A Cruz (qual calvário) das Convertidas
Ideias
2018-05-21 às 06h00
Uma massa de adeptos a vibrar por uma equipa de futebol, gentes de idades variadas, de classes diversas, de gostos desencontrados. É essa cola do mundo, que nos agrega uns aos outros, que constitui a grande magia de um desafio de futebol. Acontece que o futebol é mais do que um jogo dentro das quatro linhas. Arrasta igualmente uma poderosa economia e, nos últimos anos, criou um modo discursivo muito particular, protagonizado por dirigentes de clubes, treinadores e comentadores televisivos. O ambiente que hoje se vive no Sporting é o clímax dessa perigosa tendência que se apoderou dos meios futebolísticos.
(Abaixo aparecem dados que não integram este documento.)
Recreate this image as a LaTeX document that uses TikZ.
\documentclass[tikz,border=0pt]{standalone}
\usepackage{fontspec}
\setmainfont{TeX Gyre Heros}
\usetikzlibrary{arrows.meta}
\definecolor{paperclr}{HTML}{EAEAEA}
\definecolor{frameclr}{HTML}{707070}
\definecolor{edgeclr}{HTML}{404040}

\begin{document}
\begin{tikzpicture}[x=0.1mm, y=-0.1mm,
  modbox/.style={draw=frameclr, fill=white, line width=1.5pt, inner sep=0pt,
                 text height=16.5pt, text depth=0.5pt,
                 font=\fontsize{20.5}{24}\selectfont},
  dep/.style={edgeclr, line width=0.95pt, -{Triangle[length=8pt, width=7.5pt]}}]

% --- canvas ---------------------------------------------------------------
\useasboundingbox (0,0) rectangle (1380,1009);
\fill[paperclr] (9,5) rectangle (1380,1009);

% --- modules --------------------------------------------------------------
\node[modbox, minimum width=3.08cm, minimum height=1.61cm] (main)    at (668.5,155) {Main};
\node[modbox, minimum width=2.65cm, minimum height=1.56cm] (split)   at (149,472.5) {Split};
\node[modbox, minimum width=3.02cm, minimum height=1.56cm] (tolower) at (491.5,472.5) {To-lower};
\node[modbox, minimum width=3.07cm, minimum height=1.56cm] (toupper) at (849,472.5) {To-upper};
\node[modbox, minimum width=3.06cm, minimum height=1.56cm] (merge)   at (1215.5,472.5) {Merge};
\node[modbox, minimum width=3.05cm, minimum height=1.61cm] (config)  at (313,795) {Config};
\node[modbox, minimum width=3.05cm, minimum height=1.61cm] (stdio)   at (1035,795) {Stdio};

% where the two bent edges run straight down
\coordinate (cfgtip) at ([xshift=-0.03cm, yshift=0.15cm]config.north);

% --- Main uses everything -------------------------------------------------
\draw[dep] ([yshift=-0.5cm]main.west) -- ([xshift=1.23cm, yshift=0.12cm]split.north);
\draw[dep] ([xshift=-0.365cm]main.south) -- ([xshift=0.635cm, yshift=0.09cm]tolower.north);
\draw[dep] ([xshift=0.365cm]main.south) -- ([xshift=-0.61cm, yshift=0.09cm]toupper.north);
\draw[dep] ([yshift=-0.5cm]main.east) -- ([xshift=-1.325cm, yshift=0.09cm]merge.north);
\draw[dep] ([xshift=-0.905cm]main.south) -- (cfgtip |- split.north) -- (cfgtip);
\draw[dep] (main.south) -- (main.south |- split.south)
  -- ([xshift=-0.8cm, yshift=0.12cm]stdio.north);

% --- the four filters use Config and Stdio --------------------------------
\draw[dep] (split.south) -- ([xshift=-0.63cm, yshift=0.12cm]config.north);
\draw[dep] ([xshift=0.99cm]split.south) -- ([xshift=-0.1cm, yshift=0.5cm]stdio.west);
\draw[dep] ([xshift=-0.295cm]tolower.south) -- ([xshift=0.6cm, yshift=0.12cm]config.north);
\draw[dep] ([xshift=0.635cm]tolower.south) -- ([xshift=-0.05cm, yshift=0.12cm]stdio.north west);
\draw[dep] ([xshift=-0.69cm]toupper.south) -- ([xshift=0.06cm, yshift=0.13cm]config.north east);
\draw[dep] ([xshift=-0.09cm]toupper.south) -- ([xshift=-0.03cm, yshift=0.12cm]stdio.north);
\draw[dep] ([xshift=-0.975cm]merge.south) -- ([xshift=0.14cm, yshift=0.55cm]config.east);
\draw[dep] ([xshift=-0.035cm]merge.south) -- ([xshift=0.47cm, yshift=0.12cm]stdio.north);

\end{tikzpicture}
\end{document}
Quem acompanha aquilo que se passa no Sporting pensará certamente que será da ordem do inverosímil os acontecimentos que vão sendo noticiados. No passado fim-de-semana, os jornais generalistas e os desportivos discutiam quem seriam os verdadeiros autores dos incidentes que ocorreram na Academia de Alcochete. O Sol contava que os planos passavam também por agressões nas próprias casas dos jogadores e do treinador. O Correio da Manhã titulava que se registou um buraco na segurança. E O Jogo garantia que houve porta aberta para os agressores. Podem os jogadores estar vulneráveis a este tipo de ataques? Como pôde isso ter sido possível? Convém lembrar que esse assalto terrorista decorreu durante o dia, com jornalistas à porta da Academia a quem alguém terá pedido para desligarem as câmaras...
No sábado, o Presidente do Sporting deu uma longa conferência de imprensa para deixar várias acusações perante os media noticiosos. Confessou-se vítima de uma cabala, queixou-se do abandono dos adeptos, apontou o dedo a alguns sportinguistas pela oposição interna que vê em curso, criticou os jogadores... Disse que não ia comparecer no Jamor, mas que continuaria à frente do Sporting. Ontem, o Diário de Notícias escrevia que existe uma pressão muito elevada sobre os elementos que resistem para que pelo menos um se demita e provoque a perda de quórum do Conselho Diretivo do clube. E assim haveria eleições para uma nova direção clube. Porque todos já perceberam que Bruno de Carvalho nunca sairá pelo próprio pá.
Mais do que criticar o atual presidente do Sporting, talvez fosse útil pensar no caminho feito para chegar até aqui. Nessa reflexão, teremos sempre de passar pelas opções das empresas de TV quanto à mediatização deste desporto. Penso que ninguém poderá negar o interesse público que o futebol reúne, mas já será muito questionável as horas de antena aberta que se promovem antes de um desafio ou as transmissões em direto que se fazem de algumas conferências de imprensa de treinadores ou dirigentes desportivos. Igualmente criticável serão alguns formatos televisivos de comentário sobre o futebol que se enchem de comentadores que preenchem a emissão a vociferar obscenidades e a ostentar gestos violentos em relação aos representantes de outros clubes. Como já escrevi noutros textos, talvez seja demasiado otimista esperar uma autorregulação dos media em relação a este desporto, mas será expectável que instâncias reguladoras do desporto e dos media ajam com determinação face a tantos abusos. Precisamos de repensar tudo. Rapidamente e em força.
Hoje, em Portugal, o futebol parece ser um mundo à parte. Nenhum político, empresário ou responsável por uma instituição poderiam dizer em público aquilo que certos dirigentes de futebol afirmam, sem que nada lhes aconteça. É claro que poderemos sempre citar o dramaturgo irlandês Bernard Shaw e seguir a máxima de nunca lutar com o porco, porque ficaremos sujos e, pior ainda, ele parece gostar dessa luta. É certamente um modo inteligente de lidar com homens e mulheres sem qualidades. Acontece que essa distância em relação aos piores que emergem sempre em todos os campos não é salvífica nem para nós, nem para o coletivo. Porque há determinadas espécimes que ocupam posições de tal forma relevantes que vão contaminando certas formas de operar. E isso é demasiado perigoso para todos.
À hora em que escrevo esta crónica, a final da Taça de Portugal aproxima-se do fim. A tarde do Jamor não terá sido tão festiva como a dos anos anteriores, porque há sempre uma sombra que não deixou de pairar sobre todos. Ontem, todos percebemos que uma maçã podre pode fazer muita mossa. Isso significa que cada um de nós tem, à sua escala, a responsabilidade de procurar afastá-la do caminho por onde seguimos.